Remove `SetConsoleOutputCP(CP_UTF8)` and `SetConsoleCP(CP_UTF8)`. Setting the output codepage to UTF-8 is broken prior to Windows 8 (`WriteFile` and `WriteConsoleA` return the wrong number of bytes written for Non-ASCII characters), and setting the input codepage to UTF-8 is severely broken in all Windows versions (`ReadFile` and `ReadConsoleA` either replace non-ASCII characters with NUL or return 0 bytes read). Ensure `UNICODE` is defined so that `ReadConsole` is really `ReadConsoleW`, or call `ReadConsoleW` explicitly. – Eryk Sun Jan 11 '18 at 10:25
@eryksun AFAIK ReadConsole is defined as ReadConsoleW by default, if you want ANSI version you need to use ReadConsoleA explicitly – Killzone Kid Jan 11 '18 at 10:59
@eryksun `>> Remove SetConsoleOutputCP(CP_UTF8) and SetConsoleCP(CP_UTF8)` I'd rather not. Removing `SetConsoleOutputCP(CP_UTF8)` prints gibberish. – Killzone Kid Jan 11 '18 at 12:01
1

You should be using `WriteConsoleW` to write UTF-16 to the console, or set the CRT mode to `_O_U16TEXT` and use the wide-character C API. `WriteFile` and `WriteConsoleA` are broken with UTF-8 in Windows 7. For example, using a buffered `FILE` with C `fwrite` will see the wrong number of bytes written and try to write the 'remaining' bytes in several writes that are all gibberish in UTF-8. And `ReadFile` and `ReadConsoleA` for the console are completely broken in UTF-8, even in Windows 10, so there is absolutely no point (zero gain -- all pain) in settting the console input codepage to UTF-8. – Eryk Sun Jan 11 '18 at 12:29
1

Hi there, just wanted to say that I love your test string. – Daniel Kamil Kozar Jan 13 '18 at 14:12

Davislor · Answer 2 · 2018-01-13T14:09:50.920

Although you’ve already accepted an answer, here’s a more portable version, which sticks closer to the standard library.

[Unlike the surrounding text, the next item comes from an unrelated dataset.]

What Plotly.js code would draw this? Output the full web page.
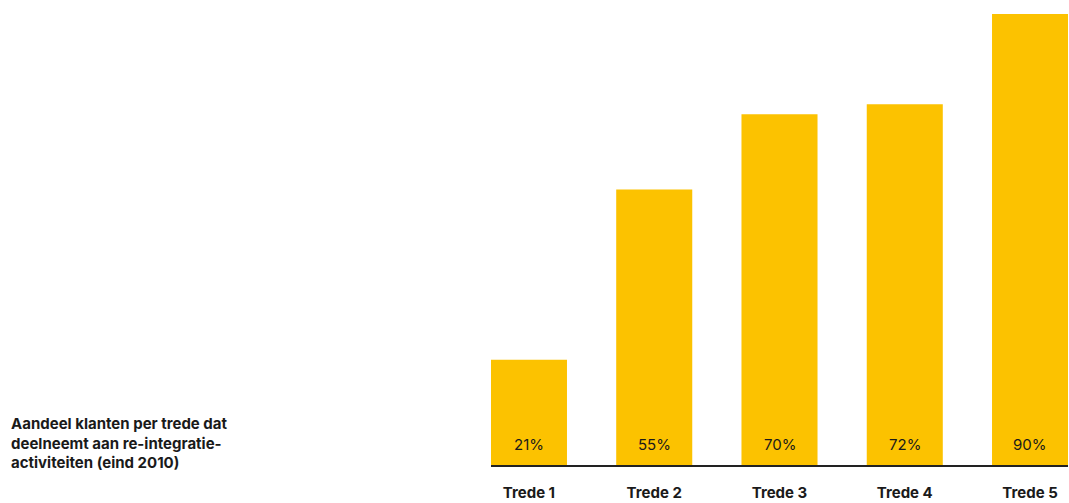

Unfortunately, this is one area where I’ve found that a lot of widely-used implementations do not support things that are supposedly in the standard. For example, there is supposed to be a standard way to print multi-byte strings (which theoretically could be something unusual like shift-JIS, but in practice are UTF-8 on every modern OS), but it does not actually work portably. Microsoft’s runtime library is especially poor in this regard, but I’ve also found bugs in libc++.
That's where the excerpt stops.